The umwelt concept does not merely add a philosophical gloss to the social model of disability or to predictive processing accounts of autism, though it is compatible with both. It does something more unsettling. It removes the epistemological ground on which any observer could stand to declare one way of perceiving the world correct and another disordered.

If there is no view from nowhere, then every account of neurodivergence is produced from within an umwelt. The clinical account is produced from within a neurotypical one. The autistic self-advocate’s account is produced from within their own. Neither is objective. Neither is disqualified. But one of them, the clinical one, has for decades claimed a privileged relationship to truth that it does not possess, and used that claim to license interventions that reshape autistic people’s umwelten toward a neurotypical template. The umwelt concept makes the politics of that visible.

What follows practically is that the goal of support, education, and environment design is not to correct anyone’s umwelt. It is to build shared spaces that work for the diversity of perceptual worlds that actually exist within them. What follows epistemologically is that knowledge about neurodivergent experience must be produced with neurodivergent people, from inside the umwelten it claims to describe, or it is not knowledge at all but projection. And what follows philosophically is that the question “what is it like to be autistic?” is the wrong question, asked from outside, expecting a single answer. The right questions are asked by each person from within their own world: what is it like to be me, and what would it take for the world around me to make that liveable?

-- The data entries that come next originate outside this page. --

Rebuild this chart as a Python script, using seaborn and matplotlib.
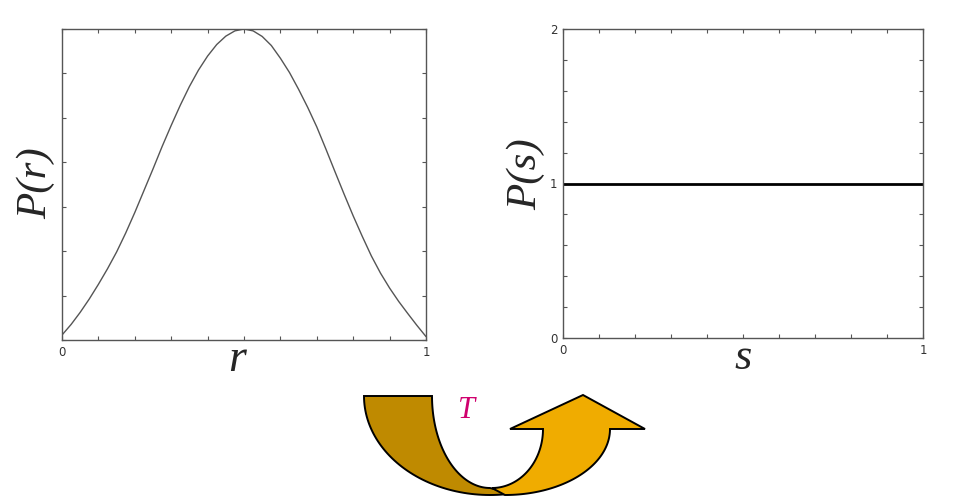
import numpy as np
import matplotlib
matplotlib.use("Agg")
import matplotlib.pyplot as plt
import seaborn as sns
from matplotlib.patches import Polygon

# values
r_vals = [0.0, 0.025, 0.05, 0.075, 0.1, 0.125, 0.15, 0.175, 0.2, 0.225, 0.25,
          0.275, 0.3, 0.325, 0.35, 0.375, 0.4, 0.425, 0.45, 0.475, 0.5,
          0.525, 0.55, 0.575, 0.6, 0.625, 0.65, 0.675, 0.7, 0.725, 0.75,
          0.775, 0.8, 0.825, 0.85, 0.875, 0.9, 0.925, 0.95, 0.975, 1.0]
p_r = [0.016, 0.05, 0.089, 0.132, 0.179, 0.229, 0.283, 0.344, 0.41, 0.48, 0.55,
       0.622, 0.69, 0.755, 0.815, 0.868, 0.913, 0.95, 0.977, 0.994, 1.0,
       0.994, 0.976, 0.947, 0.906, 0.86, 0.806, 0.748, 0.685, 0.614, 0.541,
       0.469, 0.399, 0.333, 0.27, 0.215, 0.167, 0.124, 0.085, 0.047, 0.011]
s_vals = [0.0, 1.0]
p_s = [1.0, 1.0]
x_ticks = np.linspace(0, 1, 11)
x_ticklabels = ["0", "", "", "", "", "", "", "", "", "", "1"]
s_yticks = np.linspace(0, 2, 11)
s_yticklabels = ["0", "", "", "", "", "1", "", "", "", "", "2"]
r_yticks = np.linspace(0, 1, 8)

sns.set_style("white")
plt.rcParams['font.family'] = ['DejaVu Sans']

W, H = 967, 496
fig = plt.figure(figsize=(W / 100, H / 100), dpi=100)

serif = dict(family="Liberation Serif", style="italic")


def frame(ax):
    for sp in ax.spines.values():
        sp.set_visible(True)
        sp.set_color("#555555")
        sp.set_linewidth(1.0)
    ax.tick_params(direction="in", length=3, width=0.8, color="#555555",
                   top=True, right=True, bottom=True, left=True,
                   labelsize=8.5, labelcolor="#333333", pad=4)


# left panel
ax1 = fig.add_axes([62 / W, 1 - 340 / H, 364 / W, 311 / H])
sns.lineplot(x=r_vals, y=p_r, ax=ax1, color="#555555", linewidth=1.0)
ax1.set_xlim(0, 1)
ax1.set_ylim(0, 1)
ax1.set_xticks(x_ticks)
ax1.set_xticklabels(x_ticklabels)
ax1.set_yticks(r_yticks)
ax1.set_yticklabels([])
frame(ax1)
ax1.set_xlabel("r", fontsize=33, **serif)
ax1.xaxis.set_label_coords(0.48, -0.065)
ax1.xaxis.label.set_va("center")
ax1.set_ylabel("P(r)", fontsize=31, **serif)
ax1.yaxis.set_label_coords(-0.072, 0.505)
ax1.yaxis.label.set_va("center")

# right panel
ax2 = fig.add_axes([563 / W, 1 - 338 / H, 360 / W, 309 / H])
sns.lineplot(x=s_vals, y=p_s, ax=ax2, color="black", linewidth=2.0)
ax2.set_xlim(0, 1)
ax2.set_ylim(0, 2)
ax2.set_xticks(x_ticks)
ax2.set_xticklabels(x_ticklabels)
ax2.set_yticks(s_yticks)
ax2.set_yticklabels(s_yticklabels)
frame(ax2)
ax2.set_xlabel("s", fontsize=32, **serif)
ax2.xaxis.set_label_coords(0.5, -0.065)
ax2.xaxis.label.set_va("center")
ax2.set_ylabel("P(s)", fontsize=31, **serif)
ax2.yaxis.set_label_coords(-0.103, 0.53)
ax2.yaxis.label.set_va("center")

# curved arrow underneath, drawn in pixel space
ov = fig.add_axes([0, 0, 1, 1], zorder=-1)
ov.set_xlim(0, W)
ov.set_ylim(H, 0)
ov.axis("off")


def arc(cx, cy, rx, ry, a0, a1, n=60):
    t = np.radians(np.linspace(a0, a1, n))
    return np.column_stack([cx + rx * np.cos(t), cy + ry * np.sin(t)])


# dark band
inner = arc(490, 396, 58, 92, 180, 90)
outer = arc(490, 396, 126, 99, 80, 180)
dark = np.vstack([[[364, 396], [432, 396]], inner, outer])
ov.add_patch(Polygon(dark, closed=True, facecolor="#BF8A00",
                     edgecolor="black", linewidth=1.4, joinstyle="miter"))

# light band with head
l_outer = arc(505, 429, 105, 66, 0, 90)
l_inner = arc(492, 429, 51, 59, 90, 0)
light = np.vstack([[[510, 429], [583, 395], [645, 429], [610, 429]],
                   l_outer, l_inner, [[543, 429]]])
ov.add_patch(Polygon(light, closed=True, facecolor="#F0AC00",
                     edgecolor="black", linewidth=1.4, joinstyle="miter"))

ov.text(467, 411, "T", fontsize=22, color="#D0006E", ha="center", va="center",
        **serif)

fig.savefig("out.png", dpi=100)
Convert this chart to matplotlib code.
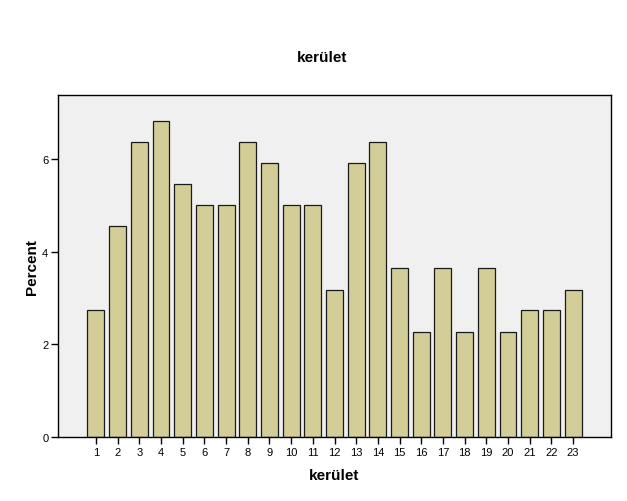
import matplotlib
matplotlib.use("Agg")
import matplotlib.pyplot as plt

categories = [str(i) for i in range(1, 24)]
percents = [2.73, 4.55, 6.36, 6.82, 5.45, 5.00, 5.00, 6.36, 5.91, 5.00, 5.00, 3.18,
            5.91, 6.36, 3.64, 2.27, 3.64, 2.27, 3.64, 2.27, 2.73, 2.73, 3.18]
yticks = [0, 2, 4, 6]

plt.rcParams['font.family'] = ['Liberation Sans', 'DejaVu Sans']

fig = plt.figure(figsize=(6.27, 5.02), dpi=100)
ax = fig.add_axes([58/627, 64/502, (611-58)/627, (438-96)/502])
ax.set_facecolor('#F0F0F0')
x = list(range(1, len(categories) + 1))
ax.bar(x, percents, width=0.78, color='#D3CE97', edgecolor='#1a1a1a', linewidth=0.9, zorder=2)
ax.set_xlim(-0.75, 24.75)
ax.set_ylim(0, 7.38)
ax.set_xticks(x)
ax.set_xticklabels(categories, fontsize=8)
ax.set_yticks(yticks)
ax.set_yticklabels([str(t) for t in yticks], fontsize=8)
ax.tick_params(axis='both', direction='out', length=5, width=1, color='#000000', pad=2)
for s in ax.spines.values():
    s.set_color('#000000')
    s.set_linewidth(1)
ax.set_xlabel('kerület', fontsize=11, fontweight='bold', labelpad=8)
ax.set_ylabel('Percent', fontsize=11, fontweight='bold', labelpad=2)
fig.text(322/627, 1 - 58/502, 'kerület', fontsize=11, fontweight='bold', ha='center', va='center')
fig.savefig('out.png', dpi=100, facecolor='white')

Umwelt in clinical practice

This wiki is not the first project to apply Uexküll’s concept to autism. The American psychologist Arnold Miller built his entire clinical assessment framework around it from the 1960s onwards, naming his primary instrument the Miller Umwelt Assessment Scale. Miller and this wiki arrived at the same concept independently and for different purposes: he to map individual children’s perceptual realities for intervention planning, this wiki to frame the diversity of neurodivergent experience for a broader audience. The convergence says something about the power of Uexküll’s original insight.